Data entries
──────
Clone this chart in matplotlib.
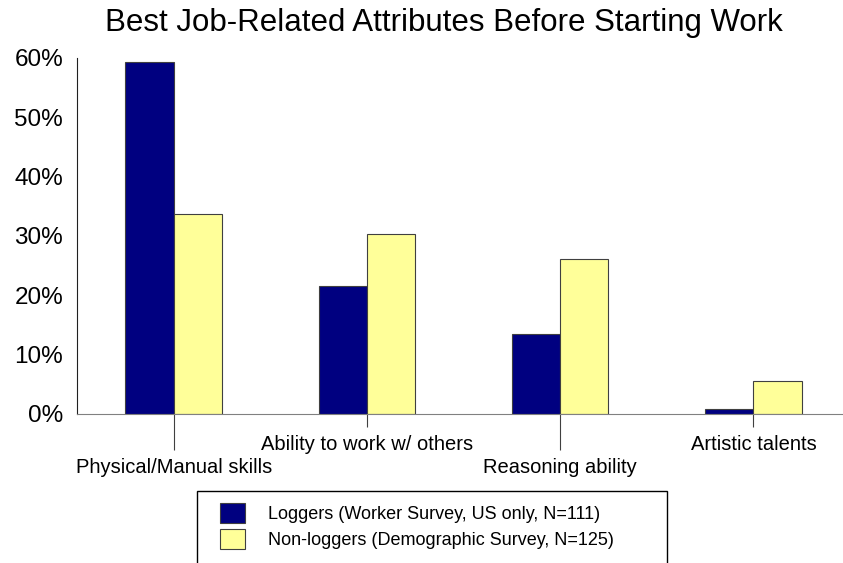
import numpy as np
import matplotlib.pyplot as plt
from matplotlib.patches import Rectangle
from matplotlib.ticker import PercentFormatter

categories = ['Physical/Manual skills', 'Ability to work w/ others',
              'Reasoning ability', 'Artistic talents']
loggers = [59.4, 21.6, 13.5, 0.9]
non_loggers = [33.7, 30.3, 26.2, 5.6]
series_labels = ['Loggers (Worker Survey, US only, N=111)',
                 'Non-loggers (Demographic Survey, N=125)']

plt.rcParams['font.family'] = ['Liberation Sans', 'DejaVu Sans']

fig = plt.figure(figsize=(8.43, 5.63), dpi=100)
ax = fig.add_axes([77 / 843, 1 - 414 / 563, 773 / 843, 356 / 563])

x = np.arange(len(categories))
w = 0.25
b1 = ax.bar(x - w / 2, loggers, w, color='#000080', edgecolor='#404040', linewidth=0.8)
b2 = ax.bar(x + w / 2, non_loggers, w, color='#FFFF99', edgecolor='#404040', linewidth=0.8)

ax.set_xlim(-0.5, len(categories) - 0.5)
ax.set_ylim(0, 60)
ax.set_yticks(np.arange(0, 61, 10))
ax.yaxis.set_major_formatter(PercentFormatter(decimals=0))
ax.tick_params(axis='y', length=0, pad=10, labelsize=17.5)

# staggered category labels: long ticks for 1st/3rd, short for 2nd/4th
ax.set_xticks(x[0::2], labels=categories[0::2])
ax.set_xticks(x[1::2], labels=categories[1::2], minor=True)
ax.tick_params(axis='x', which='major', length=26, width=0.8, color='#404040',
               pad=6, labelsize=14.5)
ax.tick_params(axis='x', which='minor', length=9, width=0.8, color='#404040',
               pad=6, labelsize=14.5)

for s in ['top', 'right']:
    ax.spines[s].set_visible(False)
ax.spines['left'].set_color('#202020')
ax.spines['bottom'].set_color('#808080')
ax.spines['left'].set_linewidth(0.8)
ax.spines['bottom'].set_linewidth(0.8)

fig.text(444 / 843, 1 - 23 / 563, 'Best Job-Related Attributes Before Starting Work',
         ha='center', va='center', fontsize=22.5)

# legend frame (runs off the bottom of the figure)
fig.patches.append(Rectangle((197 / 843, -0.05), 470 / 843, (1 - 491 / 563) + 0.05,
                             transform=fig.transFigure, facecolor='none',
                             edgecolor='black', linewidth=1))
fig.legend([b1, b2], series_labels, loc='upper left',
           bbox_to_anchor=(206 / 843, 1 - 489 / 563), frameon=False,
           fontsize=13, handlelength=1.35, handleheight=1.3,
           handletextpad=1.3, labelspacing=0.33, borderpad=0.3)

fig.savefig('out.png', dpi=100)
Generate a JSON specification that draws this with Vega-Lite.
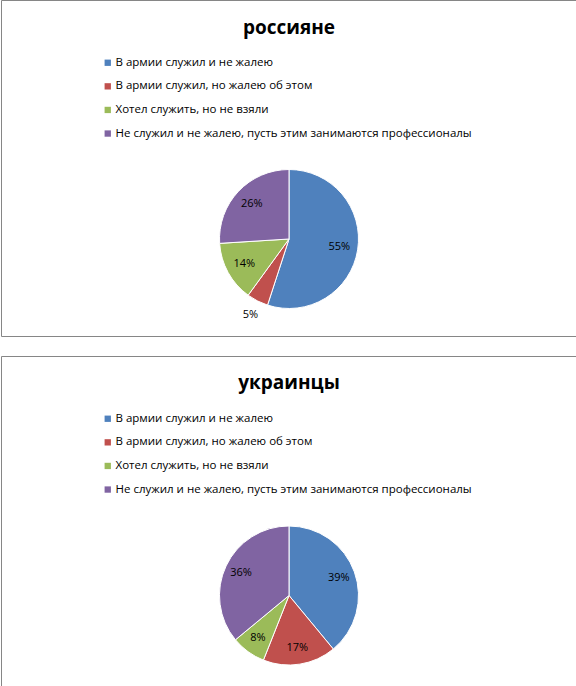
{
  "$schema": "https://vega.github.io/schema/vega-lite/v6.json",
  "padding": {"top": -1, "left": 0, "right": 0, "bottom": 0},
  "spacing": 18,
  "config": {
    "view": {"stroke": "#868686", "strokeWidth": 1},
    "font": "Open Sans",
    "text": {"font": "Open Sans"}
  },
  "datasets": {
    "d": [
      {"group": "россияне", "category": "В армии служил и не жалею", "value": 0.55, "order": 1},
      {"group": "россияне", "category": "В армии служил, но жалею об этом", "value": 0.05, "order": 2},
      {"group": "россияне", "category": "Хотел служить, но не взяли", "value": 0.14, "order": 3},
      {"group": "россияне", "category": "Не служил и не жалею, пусть этим занимаются профессионалы", "value": 0.26, "order": 4},
      {"group": "украинцы", "category": "В армии служил и не жалею", "value": 0.39, "order": 1},
      {"group": "украинцы", "category": "В армии служил, но жалею об этом", "value": 0.17, "order": 2},
      {"group": "украинцы", "category": "Хотел служить, но не взяли", "value": 0.08, "order": 3},
      {"group": "украинцы", "category": "Не служил и не жалею, пусть этим занимаются профессионалы", "value": 0.36, "order": 4}
    ]
  },
  "resolve": {"scale": {"color": "independent"}},
  "vconcat": [
    {
      "width": 576,
      "height": 336,
      "view": {"stroke": "#868686", "strokeWidth": 1, "fill": "#ffffff"},
      "title": {"text": "россияне", "offset": -31, "dy": 22, "baseline": "alphabetic", "anchor": "middle", "font": "Open Sans", "fontSize": 19, "fontWeight": "bold", "color": "#000000"},
      "data": {"name": "d"},
      "transform": [{"filter": "datum.group === 'россияне'"}],
      "layer": [
        {
          "mark": {"type": "arc", "outerRadius": 69.5, "yOffset": 71, "stroke": "#ffffff", "strokeWidth": 1},
          "encoding": {
            "theta": {"field": "value", "type": "quantitative", "stack": true},
            "order": {"field": "order", "type": "quantitative"},
            "color": {
              "field": "category", "type": "nominal",
              "scale": {
                "domain": ["В армии служил и не жалею", "В армии служил, но жалею об этом", "Хотел служить, но не взяли", "Не служил и не жалею, пусть этим занимаются профессионалы"],
                "range": ["#4F81BD", "#C0504D", "#9BBB59", "#8064A2"]
              },
              "legend": {"title": null, "orient": "none", "legendX": 101, "legendY": 57, "symbolType": "square", "symbolSize": 40, "symbolStrokeWidth": 0, "labelFont": "Open Sans", "labelFontSize": 11.5, "labelColor": "#000000", "rowPadding": 10.6, "labelOffset": 2, "labelLimit": 500, "padding": 0}
            }
          }
        },
        {
          "mark": {"type": "text", "radius": 51, "yOffset": 71, "fontSize": 11, "color": "#000000", "baseline": "middle", "align": "center"},
          "encoding": {
            "theta": {"field": "value", "type": "quantitative", "stack": true},
            "order": {"field": "order", "type": "quantitative"},
            "detail": {"field": "category", "type": "nominal"},
            "text": {"condition": {"test": "datum.value < 0.06", "value": ""}, "field": "value", "type": "quantitative", "format": ".0%"}
          }
        },
        {
          "mark": {"type": "text", "radius": 85, "yOffset": 71, "fontSize": 11, "color": "#000000", "baseline": "middle", "align": "center"},
          "encoding": {
            "theta": {"field": "value", "type": "quantitative", "stack": true},
            "order": {"field": "order", "type": "quantitative"},
            "detail": {"field": "category", "type": "nominal"},
            "text": {"condition": {"test": "datum.value >= 0.06", "value": ""}, "field": "value", "type": "quantitative", "format": ".0%"}
          }
        }
      ]
    },
    {
      "width": 576,
      "height": 335,
      "view": {"stroke": "#868686", "strokeWidth": 1, "fill": "#ffffff"},
      "title": {"text": "украинцы", "offset": -31, "dy": 21, "baseline": "alphabetic", "anchor": "middle", "font": "Open Sans", "fontSize": 19, "fontWeight": "bold", "color": "#000000"},
      "data": {"name": "d"},
      "transform": [{"filter": "datum.group === 'украинцы'"}],
      "layer": [
        {
          "mark": {"type": "arc", "outerRadius": 69.5, "yOffset": 72, "stroke": "#ffffff", "strokeWidth": 1},
          "encoding": {
            "theta": {"field": "value", "type": "quantitative", "stack": true},
            "order": {"field": "order", "type": "quantitative"},
            "color": {
              "field": "category", "type": "nominal",
              "scale": {
                "domain": ["В армии служил и не жалею", "В армии служил, но жалею об этом", "Хотел служить, но не взяли", "Не служил и не жалею, пусть этим занимаются профессионалы"],
                "range": ["#4F81BD", "#C0504D", "#9BBB59", "#8064A2"]
              },
              "legend": {"title": null, "orient": "none", "legendX": 101, "legendY": 57, "symbolType": "square", "symbolSize": 40, "symbolStrokeWidth": 0, "labelFont": "Open Sans", "labelFontSize": 11.5, "labelColor": "#000000", "rowPadding": 10.6, "labelOffset": 2, "labelLimit": 500, "padding": 0}
            }
          }
        },
        {
          "mark": {"type": "text", "radius": 53, "yOffset": 72, "fontSize": 11, "color": "#000000", "baseline": "middle", "align": "center"},
          "encoding": {
            "theta": {"field": "value", "type": "quantitative", "stack": true},
            "order": {"field": "order", "type": "quantitative"},
            "detail": {"field": "category", "type": "nominal"},
            "text": {"field": "value", "type": "quantitative", "format": ".0%"}
          }
        }
      ]
    }
  ]
}
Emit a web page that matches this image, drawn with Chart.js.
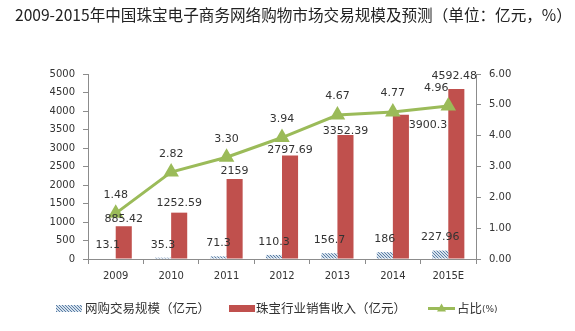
<!DOCTYPE html>
<html>
<head>
<meta charset="utf-8">
<script src="https://cdn.jsdelivr.net/npm/chart.js@4/dist/chart.umd.min.js"></script>
<style>
  html, body { margin: 0; padding: 0; background: #fff; }
  #box { width: 575px; height: 331px; }
</style>
</head>
<body>
<div id="box"><canvas id="jewelChart" width="575" height="331"></canvas></div>
<script>
'use strict';
// colours kept up here so they are easy to tweak
var cRed = '#c0504d';
var cGreen = '#9bbb59';
var cAxis = '#8c8c8c';
var cText = '#333333';

var years = ['2009', '2010', '2011', '2012', '2013', '2014', '2015E'];
var onlineSales = [13.1, 35.3, 71.3, 110.3, 156.7, 186, 227.96];     // 网购交易规模（亿元）
var industrySales = [885.42, 1252.59, 2159, 2797.69, 3352.39, 3900.3, 4592.48]; // 珠宝行业销售收入（亿元）
var share = [1.48, 2.82, 3.30, 3.94, 4.67, 4.77, 4.96];              // 占比(%)
var leftTicks = [0, 500, 1000, 1500, 2000, 2500, 3000, 3500, 4000, 4500, 5000];
var rightTicks = [0, 1, 2, 3, 4, 5, 6];

// little nudges for the value labels (px), so they sit like the printed version
var redNudge = [[0, -7], [0, -10], [0, -8], [0, -5], [0, -4], [27, 10], [-2, -13]];
var lineNudge = [[0, -18], [0, -18], [0, -18], [0, -18], [0, -19], [0, -19], [-12, -18]];

var title = '2009-2015年中国珠宝电子商务网络购物市场交易规模及预测（单位：亿元，%）';

// dotted blue fill for the online sales bars
function makeHatch() {
  var p = document.createElement('canvas');
  p.width = 3; p.height = 3;
  var g = p.getContext('2d');
  g.fillStyle = '#d6e1ec';
  g.fillRect(0, 0, 3, 3);
  g.fillStyle = '#5a7ea6';
  g.fillRect(0, 0, 1, 1);
  g.fillRect(1, 1, 1, 1);
  g.fillRect(2, 2, 1, 1);
  return document.getElementById('jewelChart').getContext('2d').createPattern(p, 'repeat');
}
var hatch = makeHatch();

function fmt(v) {
  return String(v);
}

// title, value labels and legend are drawn by hand
var extras = {
  id: 'extras',
  afterDatasetsDraw: function (chart) {
    var ctx = chart.ctx;
    ctx.save();
    ctx.textAlign = 'center';
    ctx.textBaseline = 'middle';
    ctx.font = '11px "DejaVu Sans"';
    ctx.fillStyle = cText;

    var blueMeta = chart.getDatasetMeta(1);
    blueMeta.data.forEach(function (bar, i) {
      ctx.fillText(fmt(onlineSales[i]), bar.x, bar.y - 13);
    });
    var redMeta = chart.getDatasetMeta(2);
    redMeta.data.forEach(function (bar, i) {
      ctx.fillText(fmt(industrySales[i]), bar.x + redNudge[i][0], bar.y + redNudge[i][1]);
    });
    var lineMeta = chart.getDatasetMeta(0);
    lineMeta.data.forEach(function (pt, i) {
      ctx.fillText(share[i].toFixed(2), pt.x + lineNudge[i][0], pt.y + lineNudge[i][1]);
    });

    // title
    ctx.textAlign = 'left';
    ctx.font = '15.6px "Noto Sans CJK SC"';
    ctx.fillStyle = '#222';
    ctx.fillText(title, 15, 15);

    // legend
    var ly = 308.5;
    ctx.font = '12.5px "Noto Sans CJK SC"';
    ctx.fillStyle = hatch;
    ctx.fillRect(56, ly - 3.5, 26, 7);
    ctx.fillStyle = cRed;
    ctx.fillRect(229, ly - 3.5, 26, 7);
    ctx.strokeStyle = cGreen;
    ctx.lineWidth = 3;
    ctx.beginPath();
    ctx.moveTo(428, ly);
    ctx.lineTo(455, ly);
    ctx.stroke();
    ctx.fillStyle = cGreen;
    ctx.beginPath();
    ctx.moveTo(441.5, ly - 5);
    ctx.lineTo(446, ly + 3);
    ctx.lineTo(437, ly + 3);
    ctx.closePath();
    ctx.fill();

    ctx.fillStyle = cText;
    ctx.fillText('网购交易规模（亿元）', 85, ly);
    ctx.fillText('珠宝行业销售收入（亿元）', 256, ly);
    ctx.fillText('占比', 457, ly);
    ctx.font = '9px "DejaVu Sans"';
    ctx.fillText('(%)', 482, ly + 1);
    ctx.restore();
  }
};

function makeChart() {
  var ctx = document.getElementById('jewelChart');
  var chart = new Chart(ctx, {
    type: 'bar',
    data: {
      labels: years,
      datasets: [{
        type: 'line',
        label: '占比(%)',
        data: share,
        yAxisID: 'y1',
        borderColor: cGreen,
        backgroundColor: cGreen,
        borderWidth: 3,
        pointStyle: 'triangle',
        pointRadius: 6,
        pointBackgroundColor: cGreen,
        pointBorderColor: cGreen,
        tension: 0,
        order: 0
      }, {
        label: '网购交易规模（亿元）',
        data: onlineSales,
        yAxisID: 'y',
        backgroundColor: hatch,
        categoryPercentage: 0.58,
        barPercentage: 1,
        order: 1
      }, {
        label: '珠宝行业销售收入（亿元）',
        data: industrySales,
        yAxisID: 'y',
        backgroundColor: cRed,
        categoryPercentage: 0.58,
        barPercentage: 1,
        order: 1
      }]
    },
    options: {
      responsive: false,
      animation: false,
      layout: { padding: { top: 74, left: 0, right: 0, bottom: 0 } },
      plugins: {
        legend: { display: false },
        title: { display: false },
        tooltip: { enabled: false }
      },
      scales: {
        x: {
          grid: { display: true, drawOnChartArea: false, offset: true, tickLength: 5, color: cAxis },
          border: { color: cAxis },
          ticks: { color: cText, padding: 6, font: { family: 'DejaVu Sans', size: 10 } },
          afterFit: function (s) { s.height = 72; }
        },
        y: {
          position: 'left',
          min: 0,
          max: 5000,
          afterBuildTicks: function (s) { s.ticks = leftTicks.map(function (v) { return { value: v }; }); },
          grid: { display: true, drawOnChartArea: false, tickLength: 5, color: cAxis },
          border: { color: cAxis },
          ticks: {
            color: cText, padding: 8, font: { family: 'DejaVu Sans', size: 10 },
            callback: function (v) { return String(v); }
          },
          afterFit: function (s) { s.width = 88; }
        },
        y1: {
          position: 'right',
          min: 0,
          max: 6,
          afterBuildTicks: function (s) { s.ticks = rightTicks.map(function (v) { return { value: v }; }); },
          grid: { display: true, drawOnChartArea: false, tickLength: 5, color: cAxis },
          border: { color: cAxis },
          ticks: {
            color: cText, padding: 8, font: { family: 'DejaVu Sans', size: 10 },
            callback: function (v) { return Number(v).toFixed(2); }
          },
          afterFit: function (s) { s.width = 99; }
        }
      }
    },
    plugins: [extras]
  });
  return chart;
}
makeChart();
</script>
</body>
</html>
──────
**Goal of the exercise**
Return nothing but the lines running from the start of the data to the line with "ax = fig.add_axes([77", please, both ends included and no pictures.

**Worked solution**
Clone this chart in matplotlib.
import numpy as np
import matplotlib.pyplot as plt
from matplotlib.patches import Rectangle
from matplotlib.ticker import PercentFormatter

categories = ['Physical/Manual skills', 'Ability to work w/ others',
              'Reasoning ability', 'Artistic talents']
loggers = [59.4, 21.6, 13.5, 0.9]
non_loggers = [33.7, 30.3, 26.2, 5.6]
series_labels = ['Loggers (Worker Survey, US only, N=111)',
                 'Non-loggers (Demographic Survey, N=125)']

plt.rcParams['font.family'] = ['Liberation Sans', 'DejaVu Sans']

fig = plt.figure(figsize=(8.43, 5.63), dpi=100)
ax = fig.add_axes([77 / 843, 1 - 414 / 563, 773 / 843, 356 / 563])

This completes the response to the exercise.